[Start Data block]

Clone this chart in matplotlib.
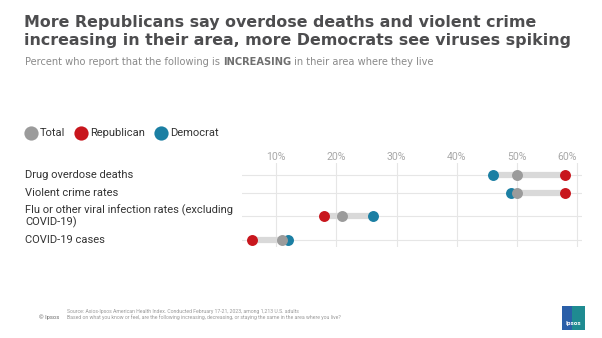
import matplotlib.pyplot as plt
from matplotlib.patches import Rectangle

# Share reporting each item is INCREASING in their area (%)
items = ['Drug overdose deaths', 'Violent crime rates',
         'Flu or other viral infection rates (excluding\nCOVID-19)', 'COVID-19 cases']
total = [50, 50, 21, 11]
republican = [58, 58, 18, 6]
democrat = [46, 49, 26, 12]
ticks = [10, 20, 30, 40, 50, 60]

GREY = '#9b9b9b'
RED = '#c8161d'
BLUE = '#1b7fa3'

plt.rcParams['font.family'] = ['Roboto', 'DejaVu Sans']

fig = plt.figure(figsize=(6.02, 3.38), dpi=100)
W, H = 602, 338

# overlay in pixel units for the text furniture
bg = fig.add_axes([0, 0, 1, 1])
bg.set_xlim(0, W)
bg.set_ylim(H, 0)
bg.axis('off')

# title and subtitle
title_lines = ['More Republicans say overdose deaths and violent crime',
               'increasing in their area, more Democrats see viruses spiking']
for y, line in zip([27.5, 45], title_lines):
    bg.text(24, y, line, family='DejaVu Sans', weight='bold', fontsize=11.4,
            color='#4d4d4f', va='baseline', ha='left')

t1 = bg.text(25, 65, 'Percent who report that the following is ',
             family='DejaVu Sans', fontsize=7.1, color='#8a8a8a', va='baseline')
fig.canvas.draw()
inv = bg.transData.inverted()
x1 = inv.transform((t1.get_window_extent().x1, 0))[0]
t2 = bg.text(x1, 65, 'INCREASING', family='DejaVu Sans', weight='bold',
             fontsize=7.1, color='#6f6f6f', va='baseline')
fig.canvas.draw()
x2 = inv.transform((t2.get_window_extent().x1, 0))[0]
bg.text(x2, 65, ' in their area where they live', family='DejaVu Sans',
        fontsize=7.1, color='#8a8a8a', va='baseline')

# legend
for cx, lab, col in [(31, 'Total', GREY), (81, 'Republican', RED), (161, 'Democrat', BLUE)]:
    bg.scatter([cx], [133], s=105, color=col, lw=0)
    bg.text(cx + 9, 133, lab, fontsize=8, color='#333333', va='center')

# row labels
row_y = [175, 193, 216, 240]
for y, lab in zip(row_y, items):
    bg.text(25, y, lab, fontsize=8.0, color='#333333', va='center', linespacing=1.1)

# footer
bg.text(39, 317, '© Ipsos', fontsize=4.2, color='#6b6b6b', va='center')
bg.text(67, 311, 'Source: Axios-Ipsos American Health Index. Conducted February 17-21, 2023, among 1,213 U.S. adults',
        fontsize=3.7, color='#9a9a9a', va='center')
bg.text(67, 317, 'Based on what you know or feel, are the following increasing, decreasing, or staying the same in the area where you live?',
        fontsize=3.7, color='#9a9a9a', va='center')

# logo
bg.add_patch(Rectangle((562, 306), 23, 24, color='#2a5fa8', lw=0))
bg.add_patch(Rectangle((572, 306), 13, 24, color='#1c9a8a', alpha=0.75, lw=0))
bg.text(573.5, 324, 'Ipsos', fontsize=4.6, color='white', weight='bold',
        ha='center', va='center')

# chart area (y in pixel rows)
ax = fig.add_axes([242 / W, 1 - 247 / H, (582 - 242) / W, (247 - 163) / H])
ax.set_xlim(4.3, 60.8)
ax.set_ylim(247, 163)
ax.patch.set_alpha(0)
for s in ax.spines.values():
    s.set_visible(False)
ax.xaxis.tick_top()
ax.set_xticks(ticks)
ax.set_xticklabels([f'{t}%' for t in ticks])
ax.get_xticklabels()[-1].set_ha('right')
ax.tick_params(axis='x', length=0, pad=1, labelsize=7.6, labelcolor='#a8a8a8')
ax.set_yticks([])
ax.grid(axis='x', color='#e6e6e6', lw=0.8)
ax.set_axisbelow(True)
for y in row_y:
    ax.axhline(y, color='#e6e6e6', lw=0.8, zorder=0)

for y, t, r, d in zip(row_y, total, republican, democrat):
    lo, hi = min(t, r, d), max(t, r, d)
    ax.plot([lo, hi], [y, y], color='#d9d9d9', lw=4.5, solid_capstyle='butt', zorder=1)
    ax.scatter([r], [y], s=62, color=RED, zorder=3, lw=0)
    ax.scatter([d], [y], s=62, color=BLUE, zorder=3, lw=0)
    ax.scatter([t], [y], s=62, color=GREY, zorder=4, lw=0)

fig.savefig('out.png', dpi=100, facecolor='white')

[End Data block]

→ Aim
Repeat the listing above exactly from its first line to the line containing "W, H = 602, 338", both included, and omit the pictures.

→ Written solution
Clone this chart in matplotlib.
import matplotlib.pyplot as plt
from matplotlib.patches import Rectangle

# Share reporting each item is INCREASING in their area (%)
items = ['Drug overdose deaths', 'Violent crime rates',
         'Flu or other viral infection rates (excluding\nCOVID-19)', 'COVID-19 cases']
total = [50, 50, 21, 11]
republican = [58, 58, 18, 6]
democrat = [46, 49, 26, 12]
ticks = [10, 20, 30, 40, 50, 60]

GREY = '#9b9b9b'
RED = '#c8161d'
BLUE = '#1b7fa3'

plt.rcParams['font.family'] = ['Roboto', 'DejaVu Sans']

fig = plt.figure(figsize=(6.02, 3.38), dpi=100)
W, H = 602, 338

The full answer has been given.